I have some training to do. In 31 days and 22 hours I’ll be lining up with others to chase down the finish line of the Mohican 100. Today my biggest question is: will I do 100k, or 100 miles? The second biggest question I have is: how bad do I want to suffer?
I’m not getting in the dirt mileage I need. And now we’re into May. It’s likely the temperature and humidity will only climb, making mountain biking more miserable. Oh, so wonderfully miserable!
At the KyMBA meeting this past Saturday one attendee, the director of a non-cycling trail advocacy group, relayed that he had only ridden a mountain bike one time in his life, and during that ride he had two flats, was riding a cheap and heavy bike, and he tore his pants. To which I replied: “Sounds like you had a great ride!”
Yes, mountain biking is sometimes all about suffering. So go back and read the last sentence of my second paragraph. Oh, so wonderfully miserable! Yes, yes it is.
I’m most likely going to suffer hard in Loudonville a month from now. I accept that. Part of me thinks that over this next month I should just train myself to endure more and more suffering. Who’s with me? You don’t have to commit to suffering yourself; just to being witness to my suffering.

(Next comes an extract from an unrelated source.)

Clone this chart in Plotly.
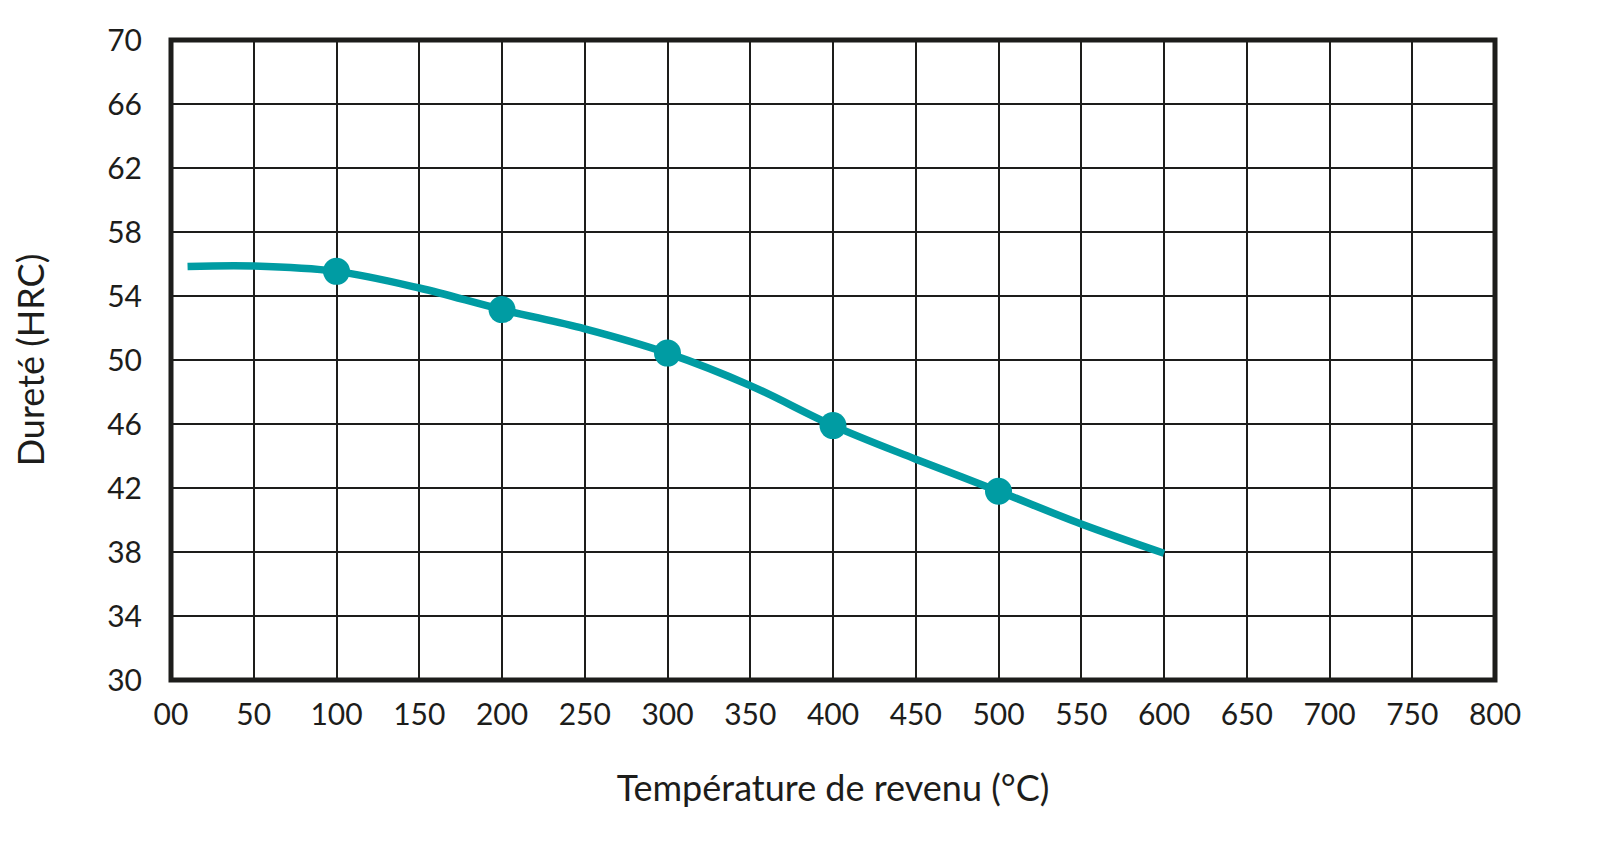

I’m going to start right away. This coming Saturday Mandy and I will be running the Natural Bridge 5k in Eastern Powell County. Currently we are living in Western Powell County. From my sister’s house to the starting line is 22 miles. I will ride to the start of the race, run the 5k, and dominate (in my mind). Sound like I’m setting myself up for failure? Nope, I’m setting myself up to suffer good!
It’s all training, right Dave? If I don’t want to be scalped by the Mohican (groan from the audience) I need to up my efforts (whilst staying uninjured!) for the entirety of May.
For the next 31 days I can’t allow myself the luxury of dry trails, perfect weather, or the creature comforts of the non-MTBing lifestyle. I’ve gotta get dirty and bruised, bitten and burnt, soggy and smelly…
Once the Mohican is behind me I’ll hash out my two-months-to-Leadville-plan. That might not seem like much to some, but I have the base, the experience, and the drive to make the most of those two months. What I fear is the lack of focus and will. I can’t let my fear defeat me. Fear is the mind killer. Fear is the little death. I must face my fears.
This year there will not be the option of quitting Leadville. Tired, weak, injured, wrecked, broke down, rained on, hypothermic…none of those excuses will fly. I’ll drag my dying carcass over the finish line this year no matter what. However, my goal is to cruise over the red carpet under blue skies with at least a quarter tank of gas left and the cruise control still on.
May is my test run. How this month goes has a lot to do with the training focus I can expect in June and July. Here we go.